• _WHAT THE TASK REQUIRES_
Write out all the data again, exactly as it stands.

begin DATA ENTRIES

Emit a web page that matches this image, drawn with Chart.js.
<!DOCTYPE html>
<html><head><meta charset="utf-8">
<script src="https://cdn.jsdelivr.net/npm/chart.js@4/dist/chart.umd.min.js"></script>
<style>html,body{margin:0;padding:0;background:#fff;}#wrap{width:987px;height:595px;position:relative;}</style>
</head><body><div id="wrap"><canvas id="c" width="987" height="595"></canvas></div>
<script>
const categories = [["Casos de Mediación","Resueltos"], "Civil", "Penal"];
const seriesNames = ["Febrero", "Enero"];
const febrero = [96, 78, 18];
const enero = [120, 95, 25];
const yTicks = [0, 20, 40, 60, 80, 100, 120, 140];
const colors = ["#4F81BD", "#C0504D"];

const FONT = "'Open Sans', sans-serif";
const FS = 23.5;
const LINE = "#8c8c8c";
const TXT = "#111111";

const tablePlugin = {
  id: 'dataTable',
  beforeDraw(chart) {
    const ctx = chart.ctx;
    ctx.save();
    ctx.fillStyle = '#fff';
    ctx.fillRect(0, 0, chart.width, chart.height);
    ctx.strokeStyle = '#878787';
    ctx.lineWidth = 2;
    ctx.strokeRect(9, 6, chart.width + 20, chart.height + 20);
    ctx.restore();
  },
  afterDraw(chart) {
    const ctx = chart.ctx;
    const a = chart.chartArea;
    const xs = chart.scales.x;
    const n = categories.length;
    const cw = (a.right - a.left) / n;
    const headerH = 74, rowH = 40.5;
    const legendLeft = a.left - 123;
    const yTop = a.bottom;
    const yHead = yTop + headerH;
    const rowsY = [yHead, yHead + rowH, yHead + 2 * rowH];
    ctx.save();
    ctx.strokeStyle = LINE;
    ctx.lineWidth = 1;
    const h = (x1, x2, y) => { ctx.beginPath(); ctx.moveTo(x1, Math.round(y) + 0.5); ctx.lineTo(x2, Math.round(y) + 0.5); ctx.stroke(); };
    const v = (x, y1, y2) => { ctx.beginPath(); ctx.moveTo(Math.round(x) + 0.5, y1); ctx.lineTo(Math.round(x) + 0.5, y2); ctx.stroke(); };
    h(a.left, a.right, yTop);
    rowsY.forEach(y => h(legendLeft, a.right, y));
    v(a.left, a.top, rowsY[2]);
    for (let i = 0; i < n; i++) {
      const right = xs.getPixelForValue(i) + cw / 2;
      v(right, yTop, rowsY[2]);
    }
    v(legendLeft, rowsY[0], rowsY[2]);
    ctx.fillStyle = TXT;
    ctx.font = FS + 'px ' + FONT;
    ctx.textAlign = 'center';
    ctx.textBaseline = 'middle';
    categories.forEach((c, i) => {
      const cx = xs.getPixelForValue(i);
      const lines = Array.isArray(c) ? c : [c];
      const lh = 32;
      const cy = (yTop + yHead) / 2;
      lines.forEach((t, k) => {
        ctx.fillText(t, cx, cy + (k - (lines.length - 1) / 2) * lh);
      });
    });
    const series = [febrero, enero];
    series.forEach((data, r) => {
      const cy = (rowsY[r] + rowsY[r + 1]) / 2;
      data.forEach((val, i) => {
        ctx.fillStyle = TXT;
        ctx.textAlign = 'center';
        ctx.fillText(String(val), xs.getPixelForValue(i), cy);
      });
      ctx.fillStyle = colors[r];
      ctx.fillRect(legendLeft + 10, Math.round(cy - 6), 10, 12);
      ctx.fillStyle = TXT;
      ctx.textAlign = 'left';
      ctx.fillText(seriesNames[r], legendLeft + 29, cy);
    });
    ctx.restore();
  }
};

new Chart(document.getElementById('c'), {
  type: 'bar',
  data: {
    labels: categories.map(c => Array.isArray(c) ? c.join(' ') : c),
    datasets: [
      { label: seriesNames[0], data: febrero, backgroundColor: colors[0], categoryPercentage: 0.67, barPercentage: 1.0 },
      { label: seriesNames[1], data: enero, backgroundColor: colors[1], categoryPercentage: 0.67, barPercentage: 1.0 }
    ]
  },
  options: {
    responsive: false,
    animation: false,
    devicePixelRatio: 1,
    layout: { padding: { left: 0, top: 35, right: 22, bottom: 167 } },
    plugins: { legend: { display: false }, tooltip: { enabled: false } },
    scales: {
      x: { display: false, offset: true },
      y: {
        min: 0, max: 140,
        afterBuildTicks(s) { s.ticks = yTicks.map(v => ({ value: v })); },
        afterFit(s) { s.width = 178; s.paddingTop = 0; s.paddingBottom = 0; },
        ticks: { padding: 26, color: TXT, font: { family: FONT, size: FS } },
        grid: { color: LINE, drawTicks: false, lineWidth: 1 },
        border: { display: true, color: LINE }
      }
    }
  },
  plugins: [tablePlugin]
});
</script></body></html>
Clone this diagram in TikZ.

end DATA ENTRIES

• _REPLY TO THE EXERCISE_
Emit a web page that matches this image, drawn with Chart.js.
<!DOCTYPE html>
<html><head><meta charset="utf-8">
<script src="https://cdn.jsdelivr.net/npm/chart.js@4/dist/chart.umd.min.js"></script>
<style>html,body{margin:0;padding:0;background:#fff;}#wrap{width:987px;height:595px;position:relative;}</style>
</head><body><div id="wrap"><canvas id="c" width="987" height="595"></canvas></div>
<script>
const categories = [["Casos de Mediación","Resueltos"], "Civil", "Penal"];
const seriesNames = ["Febrero", "Enero"];
const febrero = [96, 78, 18];
const enero = [120, 95, 25];
const yTicks = [0, 20, 40, 60, 80, 100, 120, 140];
const colors = ["#4F81BD", "#C0504D"];

const FONT = "'Open Sans', sans-serif";
const FS = 23.5;
const LINE = "#8c8c8c";
const TXT = "#111111";

const tablePlugin = {
  id: 'dataTable',
  beforeDraw(chart) {
    const ctx = chart.ctx;
    ctx.save();
    ctx.fillStyle = '#fff';
    ctx.fillRect(0, 0, chart.width, chart.height);
    ctx.strokeStyle = '#878787';
    ctx.lineWidth = 2;
    ctx.strokeRect(9, 6, chart.width + 20, chart.height + 20);
    ctx.restore();
  },
  afterDraw(chart) {
    const ctx = chart.ctx;
    const a = chart.chartArea;
    const xs = chart.scales.x;
    const n = categories.length;
    const cw = (a.right - a.left) / n;
    const headerH = 74, rowH = 40.5;
    const legendLeft = a.left - 123;
    const yTop = a.bottom;
    const yHead = yTop + headerH;
    const rowsY = [yHead, yHead + rowH, yHead + 2 * rowH];
    ctx.save();
    ctx.strokeStyle = LINE;
    ctx.lineWidth = 1;
    const h = (x1, x2, y) => { ctx.beginPath(); ctx.moveTo(x1, Math.round(y) + 0.5); ctx.lineTo(x2, Math.round(y) + 0.5); ctx.stroke(); };
    const v = (x, y1, y2) => { ctx.beginPath(); ctx.moveTo(Math.round(x) + 0.5, y1); ctx.lineTo(Math.round(x) + 0.5, y2); ctx.stroke(); };
    h(a.left, a.right, yTop);
    rowsY.forEach(y => h(legendLeft, a.right, y));
    v(a.left, a.top, rowsY[2]);
    for (let i = 0; i < n; i++) {
      const right = xs.getPixelForValue(i) + cw / 2;
      v(right, yTop, rowsY[2]);
    }
    v(legendLeft, rowsY[0], rowsY[2]);
    ctx.fillStyle = TXT;
    ctx.font = FS + 'px ' + FONT;
    ctx.textAlign = 'center';
    ctx.textBaseline = 'middle';
    categories.forEach((c, i) => {
      const cx = xs.getPixelForValue(i);
      const lines = Array.isArray(c) ? c : [c];
      const lh = 32;
      const cy = (yTop + yHead) / 2;
      lines.forEach((t, k) => {
        ctx.fillText(t, cx, cy + (k - (lines.length - 1) / 2) * lh);
      });
    });
    const series = [febrero, enero];
    series.forEach((data, r) => {
      const cy = (rowsY[r] + rowsY[r + 1]) / 2;
      data.forEach((val, i) => {
        ctx.fillStyle = TXT;
        ctx.textAlign = 'center';
        ctx.fillText(String(val), xs.getPixelForValue(i), cy);
      });
      ctx.fillStyle = colors[r];
      ctx.fillRect(legendLeft + 10, Math.round(cy - 6), 10, 12);
      ctx.fillStyle = TXT;
      ctx.textAlign = 'left';
      ctx.fillText(seriesNames[r], legendLeft + 29, cy);
    });
    ctx.restore();
  }
};

new Chart(document.getElementById('c'), {
  type: 'bar',
  data: {
    labels: categories.map(c => Array.isArray(c) ? c.join(' ') : c),
    datasets: [
      { label: seriesNames[0], data: febrero, backgroundColor: colors[0], categoryPercentage: 0.67, barPercentage: 1.0 },
      { label: seriesNames[1], data: enero, backgroundColor: colors[1], categoryPercentage: 0.67, barPercentage: 1.0 }
    ]
  },
  options: {
    responsive: false,
    animation: false,
    devicePixelRatio: 1,
    layout: { padding: { left: 0, top: 35, right: 22, bottom: 167 } },
    plugins: { legend: { display: false }, tooltip: { enabled: false } },
    scales: {
      x: { display: false, offset: true },
      y: {
        min: 0, max: 140,
        afterBuildTicks(s) { s.ticks = yTicks.map(v => ({ value: v })); },
        afterFit(s) { s.width = 178; s.paddingTop = 0; s.paddingBottom = 0; },
        ticks: { padding: 26, color: TXT, font: { family: FONT, size: FS } },
        grid: { color: LINE, drawTicks: false, lineWidth: 1 },
        border: { display: true, color: LINE }
      }
    }
  },
  plugins: [tablePlugin]
});
</script></body></html>
Clone this diagram in TikZ.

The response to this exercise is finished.